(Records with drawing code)
▶

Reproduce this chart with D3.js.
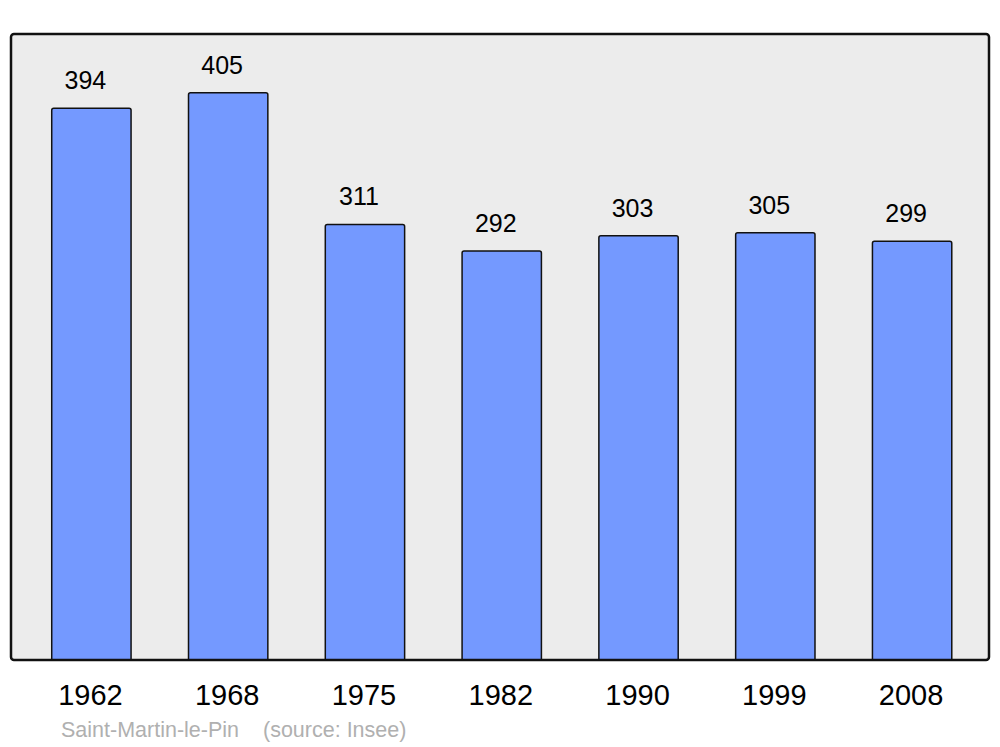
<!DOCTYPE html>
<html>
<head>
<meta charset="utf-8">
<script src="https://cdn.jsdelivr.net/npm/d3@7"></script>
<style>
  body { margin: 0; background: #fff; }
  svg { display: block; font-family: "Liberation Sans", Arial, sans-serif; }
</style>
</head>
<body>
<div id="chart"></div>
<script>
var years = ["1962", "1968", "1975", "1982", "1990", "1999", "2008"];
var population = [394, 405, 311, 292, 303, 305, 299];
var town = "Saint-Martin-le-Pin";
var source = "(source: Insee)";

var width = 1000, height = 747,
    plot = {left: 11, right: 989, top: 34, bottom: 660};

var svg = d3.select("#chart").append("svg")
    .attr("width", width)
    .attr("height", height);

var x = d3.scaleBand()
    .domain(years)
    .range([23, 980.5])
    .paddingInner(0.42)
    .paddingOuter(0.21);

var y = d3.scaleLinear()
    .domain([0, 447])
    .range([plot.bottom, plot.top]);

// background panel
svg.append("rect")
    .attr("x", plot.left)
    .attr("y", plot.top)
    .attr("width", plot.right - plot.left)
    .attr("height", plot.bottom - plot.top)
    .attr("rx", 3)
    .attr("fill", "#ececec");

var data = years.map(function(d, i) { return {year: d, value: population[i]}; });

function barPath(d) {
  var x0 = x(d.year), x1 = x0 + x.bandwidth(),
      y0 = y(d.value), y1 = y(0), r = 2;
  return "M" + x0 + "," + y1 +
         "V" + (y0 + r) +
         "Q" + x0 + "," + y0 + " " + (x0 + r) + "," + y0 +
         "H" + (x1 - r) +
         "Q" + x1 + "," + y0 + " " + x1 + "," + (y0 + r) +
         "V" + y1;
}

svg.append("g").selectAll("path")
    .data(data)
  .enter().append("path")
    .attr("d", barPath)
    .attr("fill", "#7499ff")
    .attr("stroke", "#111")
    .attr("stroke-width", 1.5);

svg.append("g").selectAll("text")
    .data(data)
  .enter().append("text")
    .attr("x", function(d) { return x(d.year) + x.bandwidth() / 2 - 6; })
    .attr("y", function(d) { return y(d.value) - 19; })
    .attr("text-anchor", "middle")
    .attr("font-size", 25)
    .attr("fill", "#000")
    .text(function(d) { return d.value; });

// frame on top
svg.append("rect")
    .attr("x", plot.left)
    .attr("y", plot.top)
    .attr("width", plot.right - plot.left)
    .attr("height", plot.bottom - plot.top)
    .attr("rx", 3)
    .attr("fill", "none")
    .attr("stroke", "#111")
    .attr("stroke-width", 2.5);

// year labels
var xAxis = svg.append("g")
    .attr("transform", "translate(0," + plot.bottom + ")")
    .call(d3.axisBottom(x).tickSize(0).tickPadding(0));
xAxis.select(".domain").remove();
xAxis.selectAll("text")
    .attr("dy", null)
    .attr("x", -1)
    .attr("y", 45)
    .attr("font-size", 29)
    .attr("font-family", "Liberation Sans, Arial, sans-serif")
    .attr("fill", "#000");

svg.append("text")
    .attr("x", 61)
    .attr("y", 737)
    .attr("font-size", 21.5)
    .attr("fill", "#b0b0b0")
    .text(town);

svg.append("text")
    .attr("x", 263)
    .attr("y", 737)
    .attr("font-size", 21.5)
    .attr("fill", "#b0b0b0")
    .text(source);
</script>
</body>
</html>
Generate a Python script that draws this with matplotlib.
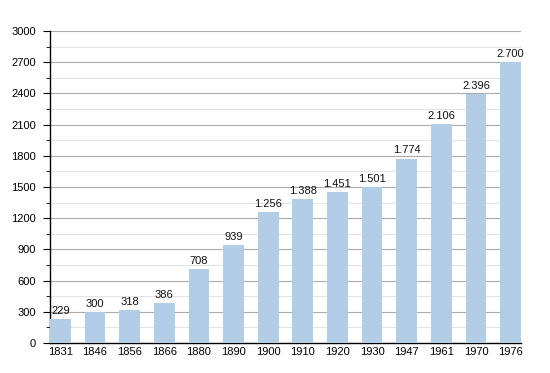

◀

STATED TASK =>
Write out the listing above again, exactly, but with no pictures in the copy.

PROBLEM SOLUTION =>
Reproduce this chart with D3.js.
<!DOCTYPE html>
<html>
<head>
<meta charset="utf-8">
<script src="https://cdn.jsdelivr.net/npm/d3@7"></script>
<style>
  body { margin: 0; background: #fff; }
  svg { display: block; font-family: "Liberation Sans", Arial, sans-serif; }
</style>
</head>
<body>
<div id="chart"></div>
<script>
var years = ["1962", "1968", "1975", "1982", "1990", "1999", "2008"];
var population = [394, 405, 311, 292, 303, 305, 299];
var town = "Saint-Martin-le-Pin";
var source = "(source: Insee)";

var width = 1000, height = 747,
    plot = {left: 11, right: 989, top: 34, bottom: 660};

var svg = d3.select("#chart").append("svg")
    .attr("width", width)
    .attr("height", height);

var x = d3.scaleBand()
    .domain(years)
    .range([23, 980.5])
    .paddingInner(0.42)
    .paddingOuter(0.21);

var y = d3.scaleLinear()
    .domain([0, 447])
    .range([plot.bottom, plot.top]);

// background panel
svg.append("rect")
    .attr("x", plot.left)
    .attr("y", plot.top)
    .attr("width", plot.right - plot.left)
    .attr("height", plot.bottom - plot.top)
    .attr("rx", 3)
    .attr("fill", "#ececec");

var data = years.map(function(d, i) { return {year: d, value: population[i]}; });

function barPath(d) {
  var x0 = x(d.year), x1 = x0 + x.bandwidth(),
      y0 = y(d.value), y1 = y(0), r = 2;
  return "M" + x0 + "," + y1 +
         "V" + (y0 + r) +
         "Q" + x0 + "," + y0 + " " + (x0 + r) + "," + y0 +
         "H" + (x1 - r) +
         "Q" + x1 + "," + y0 + " " + x1 + "," + (y0 + r) +
         "V" + y1;
}

svg.append("g").selectAll("path")
    .data(data)
  .enter().append("path")
    .attr("d", barPath)
    .attr("fill", "#7499ff")
    .attr("stroke", "#111")
    .attr("stroke-width", 1.5);

svg.append("g").selectAll("text")
    .data(data)
  .enter().append("text")
    .attr("x", function(d) { return x(d.year) + x.bandwidth() / 2 - 6; })
    .attr("y", function(d) { return y(d.value) - 19; })
    .attr("text-anchor", "middle")
    .attr("font-size", 25)
    .attr("fill", "#000")
    .text(function(d) { return d.value; });

// frame on top
svg.append("rect")
    .attr("x", plot.left)
    .attr("y", plot.top)
    .attr("width", plot.right - plot.left)
    .attr("height", plot.bottom - plot.top)
    .attr("rx", 3)
    .attr("fill", "none")
    .attr("stroke", "#111")
    .attr("stroke-width", 2.5);

// year labels
var xAxis = svg.append("g")
    .attr("transform", "translate(0," + plot.bottom + ")")
    .call(d3.axisBottom(x).tickSize(0).tickPadding(0));
xAxis.select(".domain").remove();
xAxis.selectAll("text")
    .attr("dy", null)
    .attr("x", -1)
    .attr("y", 45)
    .attr("font-size", 29)
    .attr("font-family", "Liberation Sans, Arial, sans-serif")
    .attr("fill", "#000");

svg.append("text")
    .attr("x", 61)
    .attr("y", 737)
    .attr("font-size", 21.5)
    .attr("fill", "#b0b0b0")
    .text(town);

svg.append("text")
    .attr("x", 263)
    .attr("y", 737)
    .attr("font-size", 21.5)
    .attr("fill", "#b0b0b0")
    .text(source);
</script>
</body>
</html>
Generate a Python script that draws this with matplotlib.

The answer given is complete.